Minnesota Statutes
Chapter 238 — Cable Communications
Section 238.083 — Sale Or Transfer Of Franchise.

Subdivision 1. Fundamental corporate change defined. For purposes of this section, "fundamental corporate change" means the sale or transfer of a majority of a corporation's assets; merger, including a parent and its subsidiary corporation; consolidation; or creation of a subsidiary corporation.
Subd. 2. Written approval of franchising authority. A sale or transfer of a franchise, including a sale or transfer by means of a fundamental corporate change, requires the written approval of the franchising authority. The parties to the sale or transfer of a franchise shall make a written request to the franchising authority for its approval of the sale or transfer.
Subd. 3. [Repealed, 2004 c 261 art 7 s 29]
Subd. 4. Approval or denial of transfer request. The franchising authority shall approve or deny in writing the sale or transfer request. The approval must not be unreasonably withheld.

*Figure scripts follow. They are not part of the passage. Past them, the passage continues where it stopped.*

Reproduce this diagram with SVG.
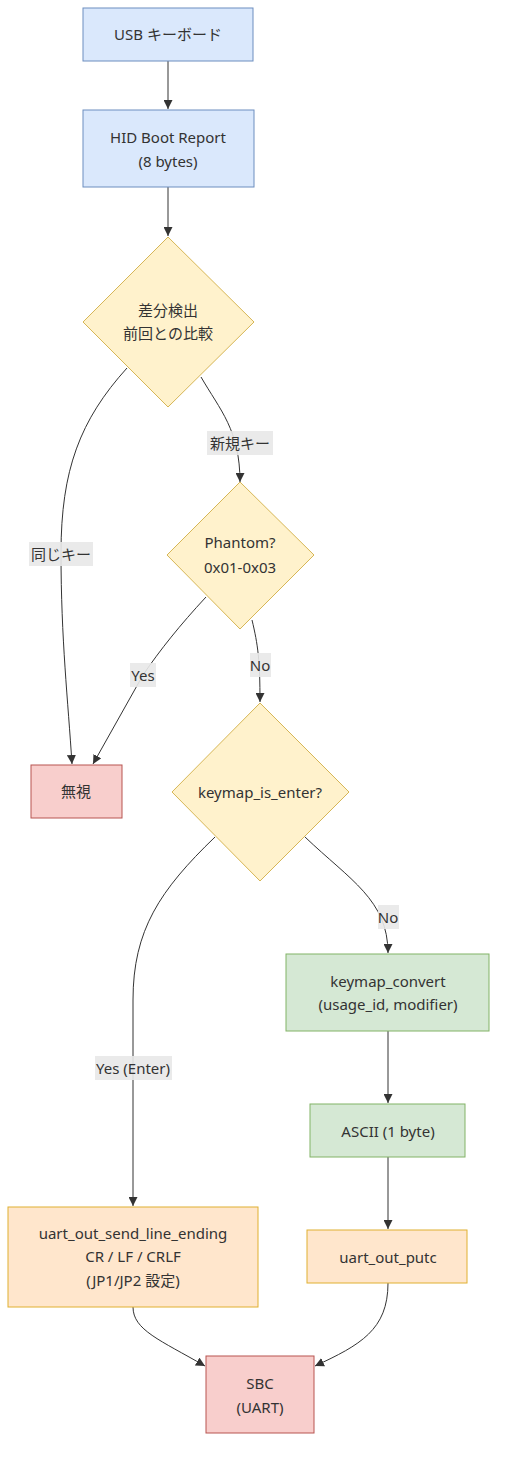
<svg xmlns="http://www.w3.org/2000/svg" width="505" height="1462" viewBox="0 0 505 1462">
<defs>
<marker id="arr" viewBox="0 0 10 10" refX="10" refY="5" markerWidth="9" markerHeight="9" markerUnits="userSpaceOnUse" orient="auto">
<path d="M0,0 L10,5 L0,10 z" fill="#333"/>
</marker>
<style>
text{font-family:"Noto Sans","DejaVu Sans","Noto Sans CJK JP",sans-serif;font-size:15px;fill:#333;text-anchor:middle;dominant-baseline:central}
.blue{fill:#dae8fc;stroke:#6c8ebf;stroke-width:1}
.yel{fill:#fff2cc;stroke:#d6b656;stroke-width:1}
.red{fill:#f8cecc;stroke:#b85450;stroke-width:1}
.grn{fill:#d5e8d4;stroke:#82b366;stroke-width:1}
.org{fill:#ffe6cc;stroke:#e0b030;stroke-width:1}
.edge{fill:none;stroke:#333;stroke-width:1;marker-end:url(#arr)}
.lbl{fill:#e8e8e8;opacity:0.9}
</style>
</defs>
<rect width="505" height="1462" fill="#fff"/>
<g id="connectors">
<path class="edge" d="M168,61 L168,109"/>
<path class="edge" d="M168,187 L168,236"/>
<path class="edge" d="M127,368 C80,420 61,470 61,553 C61,640 68,700 72,764"/>
<path class="edge" d="M201,377 C220,410 240,430 240,482"/>
<path class="edge" d="M206,597 C180,625 160,650 143,675 L93,764"/>
<path class="edge" d="M252,620 C258,645 260,660 260,702"/>
<path class="edge" d="M305,837 C350,880 388,900 388,953"/>
<path class="edge" d="M215,837 C160,890 133,930 133,1000 L133,1206"/>
<path class="edge" d="M388,1031 L388,1103"/>
<path class="edge" d="M388,1157 L388,1229"/>
<path class="edge" d="M133,1307 C133,1330 160,1340 205,1366"/>
<path class="edge" d="M388,1283 C388,1330 360,1345 315,1366"/>
<g id="edge-labels">
<rect class="lbl" x="29" y="542" width="64" height="24"/>
<text x="61" y="554">同じキー</text>
<rect class="lbl" x="207" y="431" width="66" height="24"/>
<text x="240" y="443">新規キー</text>
<rect class="lbl" x="130" y="663" width="26" height="24"/>
<text x="143" y="675">Yes</text>
<rect class="lbl" x="250" y="653" width="21" height="24"/>
<text x="260" y="665">No</text>
<rect class="lbl" x="378" y="905" width="21" height="24"/>
<text x="388" y="917">No</text>
<rect class="lbl" x="95" y="1056" width="77" height="24"/>
<text x="133" y="1068">Yes (Enter)</text>
</g>
</g>
<g id="usb"><rect class="blue" x="83" y="8" width="170" height="53"/><text x="168" y="34">USB キーボード</text></g>
<g id="hid"><rect class="blue" x="83" y="110" width="171" height="77"/><text x="168" y="137">HID Boot Report</text><text x="168" y="161">(8 bytes)</text></g>
<g id="diff"><polygon class="yel" points="168,237 254,322 168,407 83,322"/><text x="168" y="310">差分検出</text><text x="168" y="333">前回との比較</text></g>
<g id="phantom"><polygon class="yel" points="240,482 314,555 240,629 167,555"/><text x="240" y="542">Phantom?</text><text x="240" y="567">0x01-0x03</text></g>
<g id="ignore"><rect class="red" x="31" y="765" width="91" height="53"/><text x="76" y="791">無視</text></g>
<g id="isenter"><polygon class="yel" points="260,703 349,792 260,881 172,792"/><text x="260" y="792">keymap_is_enter?</text></g>
<g id="convert"><rect class="grn" x="286" y="954" width="203" height="77"/><text x="388" y="981">keymap_convert</text><text x="388" y="1004">(usage_id, modifier)</text></g>
<g id="ascii"><rect class="grn" x="310" y="1104" width="155" height="53"/><text x="388" y="1131">ASCII (1 byte)</text></g>
<g id="putc"><rect class="org" x="307" y="1230" width="160" height="53"/><text x="388" y="1257">uart_out_putc</text></g>
<g id="lineend"><rect class="org" x="8" y="1207" width="250" height="100"/><text x="133" y="1233">uart_out_send_line_ending</text><text x="133" y="1256">CR / LF / CRLF</text><text x="133" y="1280">(JP1/JP2 設定)</text></g>
<g id="sbc"><rect class="red" x="206" y="1356" width="108" height="77"/><text x="260" y="1383">SBC</text><text x="260" y="1407">(UART)</text></g>
</svg>
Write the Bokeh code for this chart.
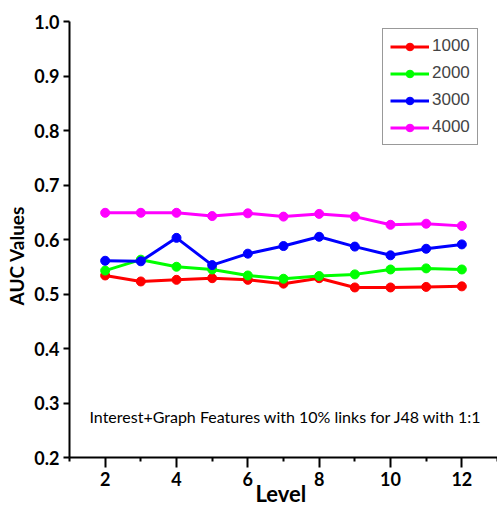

Subd. 5. [Repealed, 2004 c 261 art 7 s 29]
Subd. 6. Transfer of stock; controlling interest defined. Sale or transfer of stock in a corporation so as to create a new controlling interest in a cable communication system is subject to the requirements of this section.
The term "controlling interest" as used herein is not limited to majority stock ownership, but includes actual working control in whatever manner exercised.